## Your instructions:
Starting at the line that contains "Clone this chart in Chart.js." and stopping at the line that contains "CJK JP', 'Noto", return those lines exactly and nothing else. Both end lines count; pictures do not.
[Material for the task start]
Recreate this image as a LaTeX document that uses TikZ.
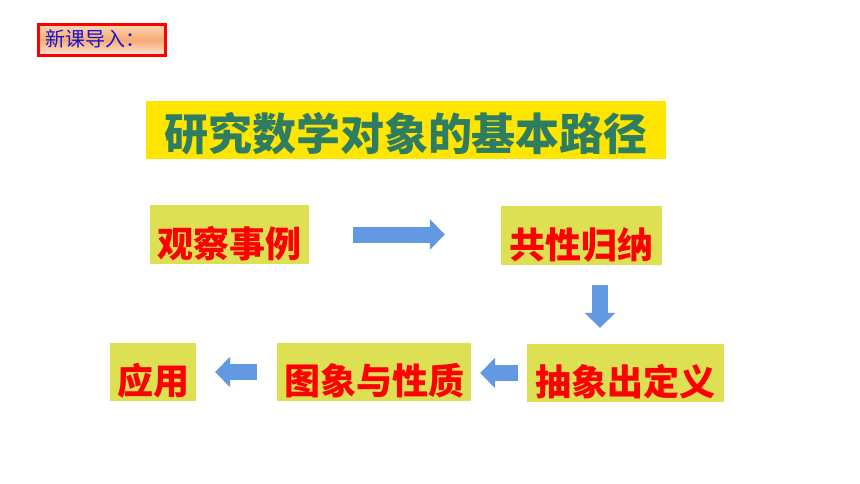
\documentclass[tikz,border=0pt]{standalone}
\usepackage{fontspec}
\newfontfamily\cjk{Noto Sans CJK SC}
\usetikzlibrary{arrows.meta}

\definecolor{titleyellow}{RGB}{255,230,0}
\definecolor{titlegreen}{RGB}{46,125,98}
\definecolor{boxyellow}{RGB}{221,224,82}
\definecolor{arrowblue}{RGB}{99,153,226}
\definecolor{introblue}{RGB}{20,20,210}
\definecolor{introtop}{RGB}{252,214,180}
\definecolor{intromid}{RGB}{247,170,115}
\definecolor{introbot}{RGB}{253,232,222}

\begin{document}
\begin{tikzpicture}[x=1pt, y=-1pt,
  stepbox/.style={fill=boxyellow, text=red, inner sep=0pt,
    minimum height=58pt, text height=45pt, text depth=0pt,
    font=\cjk\bfseries\fontsize{36}{36}\selectfont},
  flowarrow/.style={draw=arrowblue, line width=16pt,
    -{Triangle[width=30pt,length=15pt]}}]

\useasboundingbox (0,0) rectangle (860,484);

\draw (102,40)
  node[draw=red, line width=3pt, top color=introtop, bottom color=introbot,
       middle color=intromid, text=introblue, inner xsep=7pt, inner ysep=0pt,
       text width=113pt, minimum height=31pt, text height=15pt, text depth=1pt,
       align=left, font=\cjk\fontsize{20}{20}\selectfont] (intro) {新课导入：};

\draw (406,130)
  node[fill=titleyellow, text=titlegreen, inner sep=0pt,
       minimum width=520pt, minimum height=58pt, text height=42pt, text depth=0pt,
       font=\cjk\bfseries\fontsize{44}{44}\selectfont] (title) {研究数学对象的基本路径};

\draw (229.5,234.5) node[stepbox, minimum width=159pt] (obs) {观察事例};
\draw (581.5,235.5) node[stepbox, minimum width=161pt] (gx) {共性归纳};
\draw (625.5,373) node[stepbox, minimum width=197pt] (dy) {抽象出定义};
\draw (374,372) node[stepbox, minimum width=194pt] (tu) {图象与性质};
\draw (153,372) node[stepbox, minimum width=86pt] (yy) {应用};

\coordinate (dcol) at (600,0);

\draw[flowarrow, shorten <=44pt, shorten >=56pt] (obs.east) -- (obs.east -| gx.west);
\draw[flowarrow, shorten <=20pt, shorten >=16pt] (gx.south -| dcol) -- (dy.north -| dcol);
\draw[flowarrow, shorten <=9pt, shorten >=9pt] (dy.west) -- (dy.west -| tu.east);
\draw[flowarrow, shorten <=20pt, shorten >=19pt] (tu.west) -- (tu.west -| yy.east);
\end{tikzpicture}
\end{document}
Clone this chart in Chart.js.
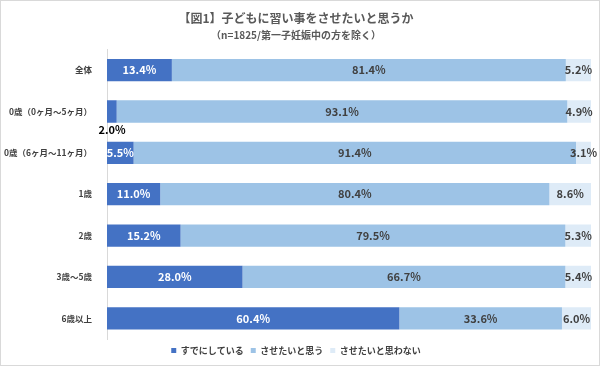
<!DOCTYPE html>
<html>
<head>
<meta charset="utf-8">
<script src="https://cdn.jsdelivr.net/npm/chart.js@4/dist/chart.umd.min.js"></script>
<style>
  html, body { margin: 0; padding: 0; background: #fff; }
  #wrap { width: 598px; height: 364px; border: 1px solid #d9d9d9; }
</style>
</head>
<body>
<div id="wrap"><canvas id="chart" width="598" height="364"></canvas></div>
<script>
const categories = ["全体", "0歳（0ヶ月～5ヶ月）", "0歳（6ヶ月～11ヶ月）", "1歳", "2歳", "3歳～5歳", "6歳以上"];
const already = [13.4, 2.0, 5.5, 11.0, 15.2, 28.0, 60.4];
const wantTo = [81.4, 93.1, 91.4, 80.4, 79.5, 66.7, 33.6];
const notWant = [5.2, 4.9, 3.1, 8.6, 5.3, 5.4, 6.0];
const seriesNames = ["すでにしている", "させたいと思う", "させたいと思わない"];

const FONT = "'Noto Sans CJK JP', 'Noto Sans', sans-serif";

// draws the percent labels on each segment
const segmentLabels = {
    id: "segmentLabels",
    afterDatasetsDraw(chart) {
        const ctx = chart.ctx;
        ctx.save();
        ctx.font = "bold 11px " + FONT;
        ctx.textAlign = "center";
        ctx.textBaseline = "middle";
        chart.data.datasets.forEach((ds, di) => {
            const meta = chart.getDatasetMeta(di);
            meta.data.forEach((bar, i) => {
                const v = ds.data[i];
                const text = v.toFixed(1) + "%";
                const x = (bar.x + bar.base) / 2;
                if (di === 0 && v < 3) {
                    ctx.fillStyle = "#000";
                    ctx.fillText(text, bar.base + 5, bar.y + 18);
                    return;
                }
                ctx.fillStyle = di === 0 ? "#ffffff" : "#404040";
                ctx.fillText(text, x, bar.y);
            });
        });
        ctx.restore();
    },
};

new Chart(document.getElementById("chart"), {
    type: "bar",
    data: {
        labels: categories,
        datasets: [
            { label: seriesNames[0], data: already, backgroundColor: "#4472c4" },
            { label: seriesNames[1], data: wantTo, backgroundColor: "#9dc3e6" },
            { label: seriesNames[2], data: notWant, backgroundColor: "#deebf7" },
        ],
    },
    options: {
        indexAxis: "y",
        responsive: false,
        animation: false,
        barPercentage: 0.54,
        categoryPercentage: 1,
        layout: { padding: { left: 0, right: 8, top: 0, bottom: 0 } },
        plugins: {
            title: {
                display: true,
                text: "【図1】子どもに習い事をさせたいと思うか",
                color: "#595959",
                font: { family: FONT, size: 12, weight: "bold" },
                padding: { top: 10, bottom: 4 },
            },
            subtitle: {
                display: true,
                text: "（n=1825/第一子妊娠中の方を除く）",
                color: "#595959",
                font: { family: FONT, size: 10, weight: "bold" },
                padding: { bottom: 8 },
            },
            legend: {
                position: "bottom",
                labels: {
                    boxWidth: 5,
                    boxHeight: 5,
                    padding: 7,
                    color: "#404040",
                    font: { family: FONT, size: 9, weight: "bold" },
                },
            },
            tooltip: { enabled: false },
        },
        scales: {
            x: {
                stacked: true,
                min: 0,
                max: 100,
                display: false,
            },
            y: {
                stacked: true,
                grid: { display: false },
                border: { display: true, color: "#d9d9d9" },
                ticks: {
                    color: "#404040",
                    padding: 7,
                    font: { family: FONT, size: 8.5, weight: "bold" },
                },
                afterFit(scale) { scale.width = 106; },
            },
        },
    },
    plugins: [segmentLabels],
});
</script>
</body>
</html>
[Material for the task end]
## Worked solution:
Clone this chart in Chart.js.
<!DOCTYPE html>
<html>
<head>
<meta charset="utf-8">
<script src="https://cdn.jsdelivr.net/npm/chart.js@4/dist/chart.umd.min.js"></script>
<style>
  html, body { margin: 0; padding: 0; background: #fff; }
  #wrap { width: 598px; height: 364px; border: 1px solid #d9d9d9; }
</style>
</head>
<body>
<div id="wrap"><canvas id="chart" width="598" height="364"></canvas></div>
<script>
const categories = ["全体", "0歳（0ヶ月～5ヶ月）", "0歳（6ヶ月～11ヶ月）", "1歳", "2歳", "3歳～5歳", "6歳以上"];
const already = [13.4, 2.0, 5.5, 11.0, 15.2, 28.0, 60.4];
const wantTo = [81.4, 93.1, 91.4, 80.4, 79.5, 66.7, 33.6];
const notWant = [5.2, 4.9, 3.1, 8.6, 5.3, 5.4, 6.0];
const seriesNames = ["すでにしている", "させたいと思う", "させたいと思わない"];

const FONT = "'Noto Sans CJK JP', 'Noto Sans', sans-serif";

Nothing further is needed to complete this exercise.